I think the general trend is that when I dress more, I write more. Most of the time when I blog I am coming from Justine’s perspective. Usually, around February or March, I cease dressing up, in preparation for shorts-season, and with my wardrobe so goes my writing.
This summer I am getting married, so Justine was packed into the closet a little bit earlier than usual. I made this choice because I felt I should be extra careful my little secret doesn’t come out before the wedding. The last thing I want is for half of the crowd before me during the ceremony thinking, “I bet he’d rather be wearing that dress.”
After the honeymoon Justine will return, and with her the chance I finally talk to my family about her. Until then, I will just keep on keepin’ on.
I don’t remember what made me think of Justine while driving home today, but like usual, my mind resounded with the frequent question of, “Why do you do it?”
I don’t want to be a girl, but I have that feeling in the same that I don’t want to be a guy. I like the idea of having the flexibility to move between boundaries and norms depending on how I feel or what I’m in the mood for. I absolutely admit that guys have it easier. Men are the norm. The default. I have white privilege and male privilege.
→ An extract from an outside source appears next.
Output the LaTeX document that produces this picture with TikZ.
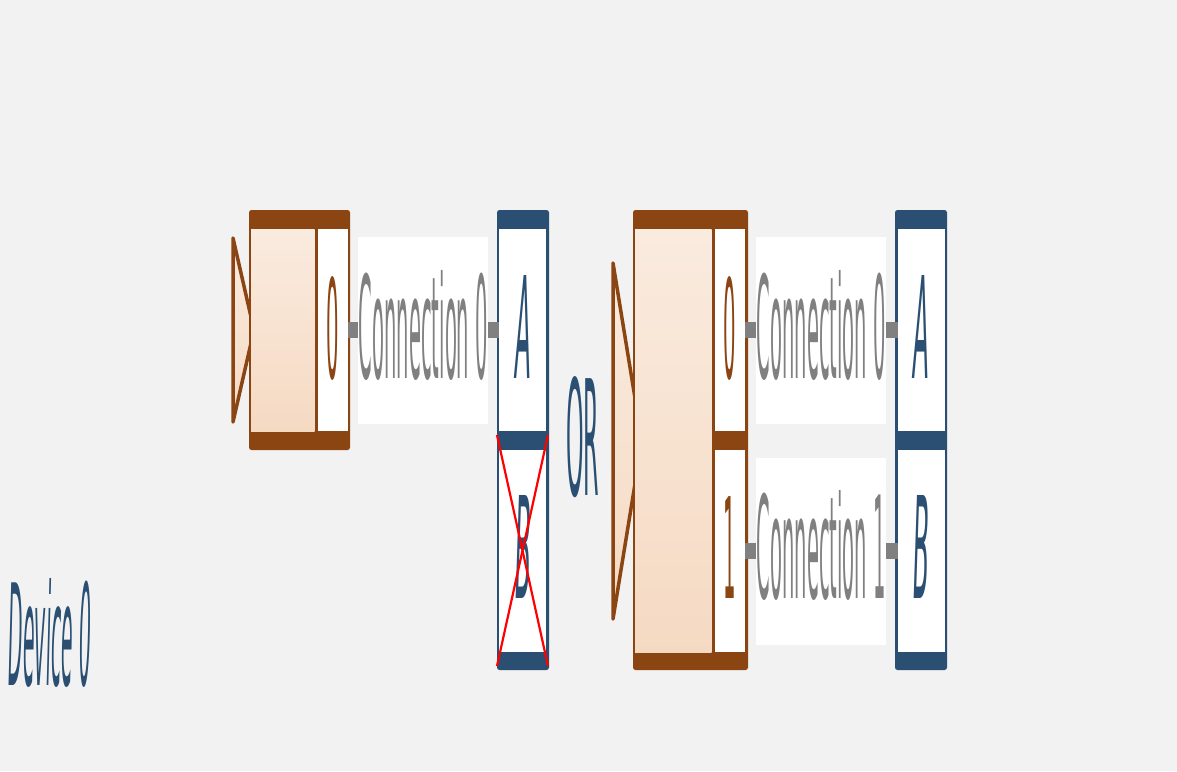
\documentclass[tikz,border=0pt]{standalone}
\usepackage{fontspec}
\setmainfont{DejaVu Sans}
\usetikzlibrary{calc}
\definecolor{bg}{HTML}{F2F2F2}
\definecolor{brn}{HTML}{8B4513}
\definecolor{blu}{HTML}{2A4F73}
\definecolor{gry}{HTML}{808080}
\definecolor{pkA}{HTML}{FAEBDF}
\definecolor{pkB}{HTML}{F5DAC3}
\newcommand{\rs}[3]{\resizebox{#1pt}{#2pt}{#3}}
\begin{document}
\begin{tikzpicture}[x=1pt,y=-1pt,
  txt/.style={inner sep=0pt, outer sep=0pt, anchor=base},
  cell/.style={fill=white, inner sep=0pt, outer sep=0pt, minimum width=#1, minimum height=202pt},
  cell/.default=30pt,
  stub/.style={draw=gry, line width=16pt},
  lblbox/.style={fill=white, inner sep=0pt, minimum width=130pt, minimum height=187pt},
  tri/.style={draw=brn, line width=3.5pt, line join=round, top color=pkA, bottom color=pkB},
  body/.style={top color=pkA, bottom color=pkB},
  cross/.style={draw=red, line width=2.2pt}]
\fill[bg] (0,0) rectangle (1177,771);
\useasboundingbox (0,0) rectangle (1177,771);

% ---------- left device ----------
\draw[tri] (233,238) -- (254,330) -- (233,422) -- cycle;
\fill[brn, rounded corners=2.5pt] (249,210) rectangle (350,450);
\shade[body] (251,229) rectangle (314.5,431);
\node[cell] (d0p0) at (332.7,330) {};
\node[txt, text=brn] (d0p0t) at (332.5,378) {\rs{12.5}{102}{0}};

% left blue port
\fill[blu, rounded corners=2.5pt] (497,210) rectangle (549,670);
\node[cell=47pt] (pA) at (522.7,330) {};
\node[cell=47pt] (pB) at (522.7,551) {};
\node[txt, text=blu] (pAt) at (523,378) {\rs{16}{103}{\itshape A}};
\node[txt, text=blu] (pBt) at (523,598) {\rs{16}{103}{\itshape B}};
\draw[cross] (497,435) -- (548,666);
\draw[cross] (548,435) -- (497,666);

\draw[stub] (d0p0.east) -- node[lblbox] (c0) {} (pA.west);
\node[txt, text=gry] (c0t) at (c0.center |- 0,378) {\rs{129}{108}{Connection 0}};

% OR
\node[txt, text=blu] (or) at (582.5,495) {\rs{33}{119}{OR}};

% ---------- right device ----------
\draw[tri] (613,263) -- (642,441) -- (613,619) -- cycle;
\fill[brn, rounded corners=2.5pt] (633,210) rectangle (748,670);
\shade[body] (635,229) rectangle (711.5,652);
\node[cell] (d1p0) at (730,330) {};
\node[cell] (d1p1) at (730,551) {};
\node[txt, text=brn] (d1p0t) at (730,378) {\rs{12.5}{102}{0}};
\node[txt, text=brn] (d1p1t) at (730,598) {\rs{12.5}{102}{1}};

\fill[blu, rounded corners=2.5pt] (895,210) rectangle (947,670);
\node[cell=47pt] (qA) at (921,330) {};
\node[cell=47pt] (qB) at (921,551) {};
\node[txt, text=blu] (qAt) at (921,378) {\rs{16}{103}{\itshape A}};
\node[txt, text=blu] (qBt) at (921,598) {\rs{16}{103}{\itshape B}};

\draw[stub] (d1p0.east) -- node[lblbox] (c1) {} (qA.west);
\draw[stub] (d1p1.east) -- node[lblbox] (c2) {} (qB.west);
\node[txt, text=gry] (c1t) at (c1.center |- 0,378) {\rs{129}{108}{Connection 0}};
\node[txt, text=gry] (c2t) at (c2.center |- 0,598) {\rs{129}{108}{Connection 1}};

% device label
\node[txt, text=blu] (dev) at (50,685) {\rs{82}{107}{\itshape Device 0}};
\end{tikzpicture}
\end{document}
With the “advantage” of being male in mind, I think I can have the naivety to say that there are some things about being female that I enjoy that others might look at differently.
When I become Justine I become a canvas. Justine is a creative expression of mine. There are few people who try to change or experiment with their identity. I enjoy the work that it takes to become Justine. The clothes, the make-up and the overall design. Justine is an attitude I don’t normally get to express in an outlet that most people never experience.
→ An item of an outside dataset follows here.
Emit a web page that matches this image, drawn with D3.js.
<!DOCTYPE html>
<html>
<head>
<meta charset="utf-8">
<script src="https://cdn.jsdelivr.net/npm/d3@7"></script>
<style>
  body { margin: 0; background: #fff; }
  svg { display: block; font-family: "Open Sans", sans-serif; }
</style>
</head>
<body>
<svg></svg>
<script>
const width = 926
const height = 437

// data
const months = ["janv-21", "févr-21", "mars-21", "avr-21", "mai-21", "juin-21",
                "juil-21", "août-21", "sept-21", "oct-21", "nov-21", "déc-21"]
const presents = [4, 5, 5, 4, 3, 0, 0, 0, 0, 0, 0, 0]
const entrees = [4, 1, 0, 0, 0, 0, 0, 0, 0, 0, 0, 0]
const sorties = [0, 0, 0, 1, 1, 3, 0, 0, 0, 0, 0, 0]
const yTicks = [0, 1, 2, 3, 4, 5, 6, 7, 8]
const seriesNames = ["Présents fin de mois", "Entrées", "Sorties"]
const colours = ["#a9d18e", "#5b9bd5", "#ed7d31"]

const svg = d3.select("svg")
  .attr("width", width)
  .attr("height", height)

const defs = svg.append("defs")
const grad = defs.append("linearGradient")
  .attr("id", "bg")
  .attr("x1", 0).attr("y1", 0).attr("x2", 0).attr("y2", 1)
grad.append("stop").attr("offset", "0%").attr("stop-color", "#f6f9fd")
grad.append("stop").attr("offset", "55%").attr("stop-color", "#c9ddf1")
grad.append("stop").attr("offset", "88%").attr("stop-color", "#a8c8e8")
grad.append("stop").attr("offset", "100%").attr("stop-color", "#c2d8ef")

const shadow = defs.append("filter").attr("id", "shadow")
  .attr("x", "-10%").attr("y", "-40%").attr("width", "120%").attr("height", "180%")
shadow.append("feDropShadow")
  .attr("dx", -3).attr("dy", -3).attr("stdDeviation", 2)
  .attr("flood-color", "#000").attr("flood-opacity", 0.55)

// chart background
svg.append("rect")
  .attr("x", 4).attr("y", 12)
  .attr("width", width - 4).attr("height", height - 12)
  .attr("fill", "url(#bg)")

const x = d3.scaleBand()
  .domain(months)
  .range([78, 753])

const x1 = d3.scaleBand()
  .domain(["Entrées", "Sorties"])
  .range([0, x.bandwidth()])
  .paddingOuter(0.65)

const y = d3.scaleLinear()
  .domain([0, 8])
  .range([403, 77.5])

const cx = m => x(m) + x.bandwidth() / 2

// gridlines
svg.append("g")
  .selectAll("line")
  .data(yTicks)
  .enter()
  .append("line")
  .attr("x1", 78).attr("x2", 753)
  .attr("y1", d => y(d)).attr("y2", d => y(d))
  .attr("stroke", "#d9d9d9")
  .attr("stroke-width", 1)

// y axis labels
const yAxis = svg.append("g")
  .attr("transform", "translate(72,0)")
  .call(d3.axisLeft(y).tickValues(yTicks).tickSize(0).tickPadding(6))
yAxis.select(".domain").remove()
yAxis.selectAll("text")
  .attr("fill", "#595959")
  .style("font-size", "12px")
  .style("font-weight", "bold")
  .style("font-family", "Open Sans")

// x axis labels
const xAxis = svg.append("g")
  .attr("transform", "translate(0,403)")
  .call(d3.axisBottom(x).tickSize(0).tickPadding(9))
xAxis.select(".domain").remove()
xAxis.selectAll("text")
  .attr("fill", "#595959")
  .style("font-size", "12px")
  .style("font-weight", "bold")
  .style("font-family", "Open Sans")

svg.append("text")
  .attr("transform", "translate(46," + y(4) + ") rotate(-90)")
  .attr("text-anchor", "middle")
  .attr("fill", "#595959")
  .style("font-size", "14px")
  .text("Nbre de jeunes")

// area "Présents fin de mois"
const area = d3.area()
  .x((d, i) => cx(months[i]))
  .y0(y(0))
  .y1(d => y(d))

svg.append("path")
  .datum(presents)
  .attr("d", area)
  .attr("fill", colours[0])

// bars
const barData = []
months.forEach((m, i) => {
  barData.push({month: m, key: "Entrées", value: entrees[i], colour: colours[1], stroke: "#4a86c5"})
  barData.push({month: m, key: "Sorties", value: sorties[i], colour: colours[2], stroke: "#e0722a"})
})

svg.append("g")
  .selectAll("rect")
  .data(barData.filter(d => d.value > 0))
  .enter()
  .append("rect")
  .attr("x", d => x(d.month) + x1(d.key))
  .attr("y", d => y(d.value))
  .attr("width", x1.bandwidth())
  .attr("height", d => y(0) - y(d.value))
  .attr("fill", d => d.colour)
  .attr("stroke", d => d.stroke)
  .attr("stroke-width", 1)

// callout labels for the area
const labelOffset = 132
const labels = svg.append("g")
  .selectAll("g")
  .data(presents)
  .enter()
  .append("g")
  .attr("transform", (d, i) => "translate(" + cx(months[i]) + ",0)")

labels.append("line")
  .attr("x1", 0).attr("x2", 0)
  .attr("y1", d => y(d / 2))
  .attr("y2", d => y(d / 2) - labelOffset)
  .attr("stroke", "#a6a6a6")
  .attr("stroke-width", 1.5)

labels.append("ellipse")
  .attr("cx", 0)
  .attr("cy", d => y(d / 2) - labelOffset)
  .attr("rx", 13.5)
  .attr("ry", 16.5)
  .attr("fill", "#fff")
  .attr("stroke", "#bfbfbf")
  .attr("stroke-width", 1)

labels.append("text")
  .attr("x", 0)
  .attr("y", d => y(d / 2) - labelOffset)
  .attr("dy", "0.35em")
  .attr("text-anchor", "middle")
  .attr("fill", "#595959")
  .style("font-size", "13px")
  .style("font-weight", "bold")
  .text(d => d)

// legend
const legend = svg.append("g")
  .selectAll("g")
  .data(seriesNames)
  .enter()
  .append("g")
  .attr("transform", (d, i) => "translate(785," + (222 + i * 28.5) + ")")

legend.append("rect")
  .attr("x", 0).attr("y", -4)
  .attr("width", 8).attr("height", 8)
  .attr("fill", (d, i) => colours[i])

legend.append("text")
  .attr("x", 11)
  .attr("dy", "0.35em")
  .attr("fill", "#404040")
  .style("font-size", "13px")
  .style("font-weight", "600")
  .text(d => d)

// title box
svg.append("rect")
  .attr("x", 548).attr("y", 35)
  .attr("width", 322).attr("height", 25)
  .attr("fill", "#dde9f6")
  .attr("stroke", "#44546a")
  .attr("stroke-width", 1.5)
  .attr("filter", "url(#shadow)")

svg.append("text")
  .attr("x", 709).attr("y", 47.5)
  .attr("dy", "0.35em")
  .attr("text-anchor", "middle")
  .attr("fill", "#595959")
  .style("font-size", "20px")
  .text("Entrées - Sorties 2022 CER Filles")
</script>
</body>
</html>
Not only is Justine a creative outlet, but she allows me to emotionally be someone who I am not. For years there was a mix of pent up aggression and curiosity from my inability to share Justine with the world. Only in the past few years have I am been able to release that tension, and even today I still believe I am filled with segregated feelings that have not found a way to coexist in one person. Being Justine allows me to bleed through with some of those feelings, but I know there is a fuller, more complete, version of myself that has not yet come to fruition.
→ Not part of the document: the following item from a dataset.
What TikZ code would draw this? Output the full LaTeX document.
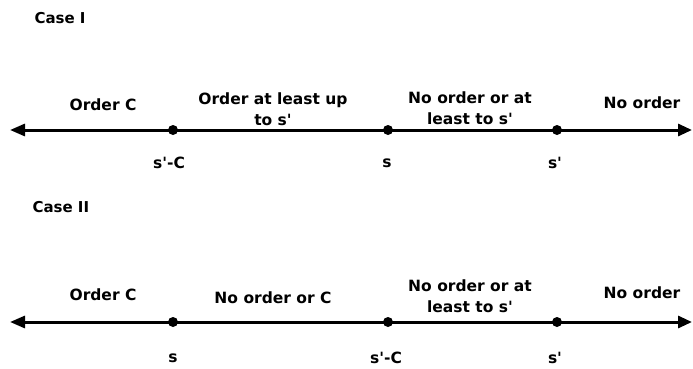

Like many crossdressers, there is the sexual aspect of it as well. I don’t understand it. I don’t know if its genetic, or based in some deeply disturbing psychoanalysis hidden away within me. I don’t think I’ll ever know. Regardless, it is there and it makes me happy, and for that reason alone I should not question it.
Justine will return. Two summers ago when I started coming out, Pandora’s box was opened. I don’t think closing it is an option now. I don’t think it ever will be. Yes, I speculate there will be rough patches, difficult choices and mixed emotions, but I can’t go back now, nor do I want to. Justine may be on hiatus, but she is here to stay. More soon, perhaps.